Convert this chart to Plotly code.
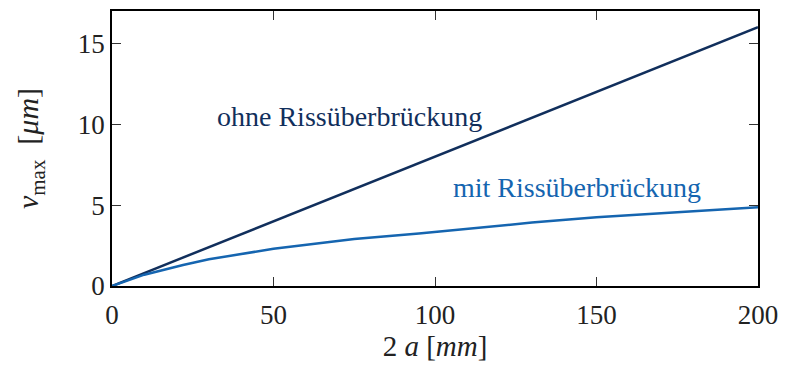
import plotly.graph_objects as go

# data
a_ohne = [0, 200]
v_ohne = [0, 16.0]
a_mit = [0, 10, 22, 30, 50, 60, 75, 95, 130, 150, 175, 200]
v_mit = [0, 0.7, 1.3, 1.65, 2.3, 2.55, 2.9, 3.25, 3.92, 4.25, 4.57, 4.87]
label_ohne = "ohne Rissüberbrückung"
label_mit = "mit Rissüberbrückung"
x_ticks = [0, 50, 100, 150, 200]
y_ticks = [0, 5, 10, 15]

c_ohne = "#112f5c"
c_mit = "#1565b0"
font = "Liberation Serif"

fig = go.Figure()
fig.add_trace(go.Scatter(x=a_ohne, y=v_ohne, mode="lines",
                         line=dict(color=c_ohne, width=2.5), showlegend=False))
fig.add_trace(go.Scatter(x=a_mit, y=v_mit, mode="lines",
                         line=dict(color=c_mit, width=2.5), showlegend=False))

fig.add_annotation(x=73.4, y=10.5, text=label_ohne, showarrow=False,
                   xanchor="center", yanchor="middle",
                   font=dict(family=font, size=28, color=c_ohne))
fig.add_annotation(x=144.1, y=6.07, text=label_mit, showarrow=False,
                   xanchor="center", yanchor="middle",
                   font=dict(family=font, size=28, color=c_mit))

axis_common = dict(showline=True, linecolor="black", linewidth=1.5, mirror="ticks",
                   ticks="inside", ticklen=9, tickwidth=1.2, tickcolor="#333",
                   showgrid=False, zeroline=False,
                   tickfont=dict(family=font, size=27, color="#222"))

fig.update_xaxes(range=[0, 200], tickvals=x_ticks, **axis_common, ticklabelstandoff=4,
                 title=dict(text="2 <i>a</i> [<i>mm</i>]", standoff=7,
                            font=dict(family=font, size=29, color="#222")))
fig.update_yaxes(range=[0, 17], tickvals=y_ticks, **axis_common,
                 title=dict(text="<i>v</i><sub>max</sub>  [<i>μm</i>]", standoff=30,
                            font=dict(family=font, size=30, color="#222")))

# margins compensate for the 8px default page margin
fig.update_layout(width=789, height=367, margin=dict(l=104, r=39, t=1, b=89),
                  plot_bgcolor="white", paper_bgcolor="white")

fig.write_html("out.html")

**********

| AIM OF THE EXERCISE |
Could you repeat all of the material exactly? Pictures should not be copied.

| TASK OUTPUT |
Convert this chart to Plotly code.
import plotly.graph_objects as go

# data
a_ohne = [0, 200]
v_ohne = [0, 16.0]
a_mit = [0, 10, 22, 30, 50, 60, 75, 95, 130, 150, 175, 200]
v_mit = [0, 0.7, 1.3, 1.65, 2.3, 2.55, 2.9, 3.25, 3.92, 4.25, 4.57, 4.87]
label_ohne = "ohne Rissüberbrückung"
label_mit = "mit Rissüberbrückung"
x_ticks = [0, 50, 100, 150, 200]
y_ticks = [0, 5, 10, 15]

c_ohne = "#112f5c"
c_mit = "#1565b0"
font = "Liberation Serif"

fig = go.Figure()
fig.add_trace(go.Scatter(x=a_ohne, y=v_ohne, mode="lines",
                         line=dict(color=c_ohne, width=2.5), showlegend=False))
fig.add_trace(go.Scatter(x=a_mit, y=v_mit, mode="lines",
                         line=dict(color=c_mit, width=2.5), showlegend=False))

fig.add_annotation(x=73.4, y=10.5, text=label_ohne, showarrow=False,
                   xanchor="center", yanchor="middle",
                   font=dict(family=font, size=28, color=c_ohne))
fig.add_annotation(x=144.1, y=6.07, text=label_mit, showarrow=False,
                   xanchor="center", yanchor="middle",
                   font=dict(family=font, size=28, color=c_mit))

axis_common = dict(showline=True, linecolor="black", linewidth=1.5, mirror="ticks",
                   ticks="inside", ticklen=9, tickwidth=1.2, tickcolor="#333",
                   showgrid=False, zeroline=False,
                   tickfont=dict(family=font, size=27, color="#222"))

fig.update_xaxes(range=[0, 200], tickvals=x_ticks, **axis_common, ticklabelstandoff=4,
                 title=dict(text="2 <i>a</i> [<i>mm</i>]", standoff=7,
                            font=dict(family=font, size=29, color="#222")))
fig.update_yaxes(range=[0, 17], tickvals=y_ticks, **axis_common,
                 title=dict(text="<i>v</i><sub>max</sub>  [<i>μm</i>]", standoff=30,
                            font=dict(family=font, size=30, color="#222")))

# margins compensate for the 8px default page margin
fig.update_layout(width=789, height=367, margin=dict(l=104, r=39, t=1, b=89),
                  plot_bgcolor="white", paper_bgcolor="white")

fig.write_html("out.html")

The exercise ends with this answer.